*Dataset section*.

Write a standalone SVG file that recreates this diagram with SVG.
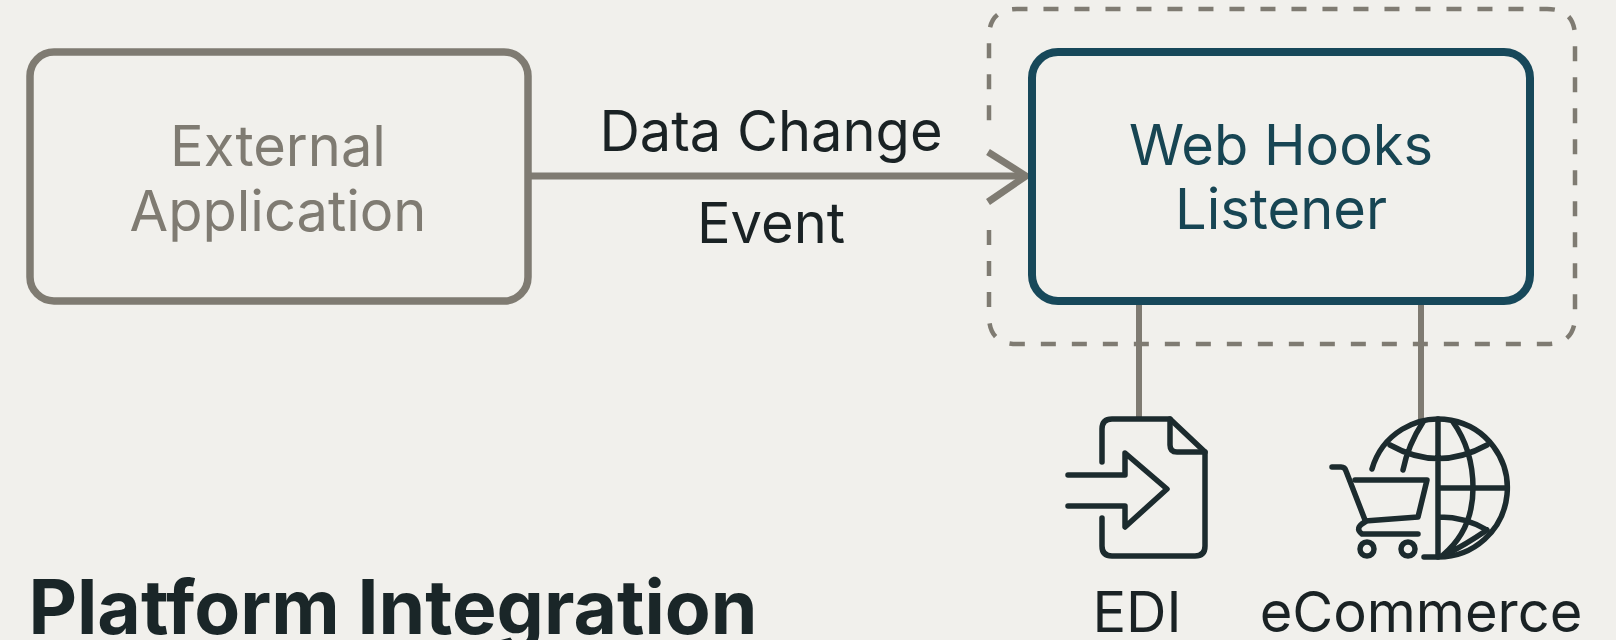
<svg xmlns="http://www.w3.org/2000/svg" width="1616" height="640" viewBox="0 0 1616 640">
<style>
text{font-family:Inter,"Liberation Sans",sans-serif;text-anchor:middle;font-size:56px}
.lbl{fill:#1a2224}
.ext{fill:#7f7b72}
.web{fill:#174553}
.ic{fill:none;stroke:#1c2b2e;stroke-width:5.500;stroke-linecap:round;stroke-linejoin:round}
.con{fill:none;stroke:#7f7b72;stroke-width:7}
</style>
<rect width="1616" height="640" fill="#f1f0ec"/>
<g id="group-boundary"><path d="M989 230V316Q989 344 1017 344H1547Q1575 344 1575 316V37Q1575 9 1547 9H1017Q989 9 989 37V123" fill="none" stroke="#7f7b72" stroke-width="4.500" stroke-dasharray="15 16"/></g>
<g id="connectors">
<path class="con" d="M530 176H1026"/>
<path class="con" d="M988 152L1026 176L988 202"/>
<path class="con" d="M1139 301V419M1421 301V419" style="stroke-width:6"/>
</g>
<g id="external-application"><rect x="30" y="52" width="498" height="249" rx="24" fill="none" stroke="#7f7b72" stroke-width="7.500"/>
<text class="ext" x="278" y="166">External</text><text class="ext" x="278" y="231">Application</text></g>
<g id="web-hooks-listener"><rect x="1032" y="52" width="498" height="249" rx="26" fill="none" stroke="#17485a" stroke-width="8"/>
<text class="web" x="1281" y="165">Web Hooks</text><text class="web" x="1281" y="229">Listener</text></g>
<g id="event-label"><text class="lbl" x="771" y="151">Data Change</text><text class="lbl" x="771" y="243">Event</text></g>
<g id="edi"><path class="ic" d="M1102 462V429Q1102 419 1112 419H1170L1205 452V546Q1205 556 1195 556H1112Q1102 556 1102 546V518"/>
<path class="ic" d="M1170 419V445Q1170 452 1177 452H1205"/>
<path class="ic" d="M1068 475H1125V453L1167 489L1125 527V506H1068"/>
<text class="lbl" x="1137" y="632">EDI</text></g>
<g id="ecommerce">
<path class="ic" d="M1372 469A69 69 0 1 1 1438 557H1424"/>
<path class="ic" d="M1438 419V557M1440 488H1507M1390 445Q1438 472 1487 445M1423 422Q1408 445 1403 470M1453 422Q1473 450 1473 488Q1473 530 1443 555M1440 517Q1465 517 1487 530M1487 530Q1465 545 1445 555"/>
<path class="ic" d="M1332 467H1341Q1345 467 1346 471L1365 520"/>
<path class="ic" d="M1355 480H1427L1418 517L1365 521"/>
<path class="ic" d="M1418 534H1362Q1354 528 1365 522"/>
<circle class="ic" cx="1367" cy="549" r="7"/><circle class="ic" cx="1408" cy="549" r="7"/>
<text class="lbl" x="1421" y="632">eCommerce</text></g>
<g id="title"><text x="393" y="634" style="font-size:75px;font-weight:700;fill:#1a2628">Platform Integration</text></g>
</svg>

*Exercise objective*. Copy the whole of the material above exactly, but not its images.

*Output below*.
Write a standalone SVG file that recreates this diagram with SVG.
<svg xmlns="http://www.w3.org/2000/svg" width="1616" height="640" viewBox="0 0 1616 640">
<style>
text{font-family:Inter,"Liberation Sans",sans-serif;text-anchor:middle;font-size:56px}
.lbl{fill:#1a2224}
.ext{fill:#7f7b72}
.web{fill:#174553}
.ic{fill:none;stroke:#1c2b2e;stroke-width:5.500;stroke-linecap:round;stroke-linejoin:round}
.con{fill:none;stroke:#7f7b72;stroke-width:7}
</style>
<rect width="1616" height="640" fill="#f1f0ec"/>
<g id="group-boundary"><path d="M989 230V316Q989 344 1017 344H1547Q1575 344 1575 316V37Q1575 9 1547 9H1017Q989 9 989 37V123" fill="none" stroke="#7f7b72" stroke-width="4.500" stroke-dasharray="15 16"/></g>
<g id="connectors">
<path class="con" d="M530 176H1026"/>
<path class="con" d="M988 152L1026 176L988 202"/>
<path class="con" d="M1139 301V419M1421 301V419" style="stroke-width:6"/>
</g>
<g id="external-application"><rect x="30" y="52" width="498" height="249" rx="24" fill="none" stroke="#7f7b72" stroke-width="7.500"/>
<text class="ext" x="278" y="166">External</text><text class="ext" x="278" y="231">Application</text></g>
<g id="web-hooks-listener"><rect x="1032" y="52" width="498" height="249" rx="26" fill="none" stroke="#17485a" stroke-width="8"/>
<text class="web" x="1281" y="165">Web Hooks</text><text class="web" x="1281" y="229">Listener</text></g>
<g id="event-label"><text class="lbl" x="771" y="151">Data Change</text><text class="lbl" x="771" y="243">Event</text></g>
<g id="edi"><path class="ic" d="M1102 462V429Q1102 419 1112 419H1170L1205 452V546Q1205 556 1195 556H1112Q1102 556 1102 546V518"/>
<path class="ic" d="M1170 419V445Q1170 452 1177 452H1205"/>
<path class="ic" d="M1068 475H1125V453L1167 489L1125 527V506H1068"/>
<text class="lbl" x="1137" y="632">EDI</text></g>
<g id="ecommerce">
<path class="ic" d="M1372 469A69 69 0 1 1 1438 557H1424"/>
<path class="ic" d="M1438 419V557M1440 488H1507M1390 445Q1438 472 1487 445M1423 422Q1408 445 1403 470M1453 422Q1473 450 1473 488Q1473 530 1443 555M1440 517Q1465 517 1487 530M1487 530Q1465 545 1445 555"/>
<path class="ic" d="M1332 467H1341Q1345 467 1346 471L1365 520"/>
<path class="ic" d="M1355 480H1427L1418 517L1365 521"/>
<path class="ic" d="M1418 534H1362Q1354 528 1365 522"/>
<circle class="ic" cx="1367" cy="549" r="7"/><circle class="ic" cx="1408" cy="549" r="7"/>
<text class="lbl" x="1421" y="632">eCommerce</text></g>
<g id="title"><text x="393" y="634" style="font-size:75px;font-weight:700;fill:#1a2628">Platform Integration</text></g>
</svg>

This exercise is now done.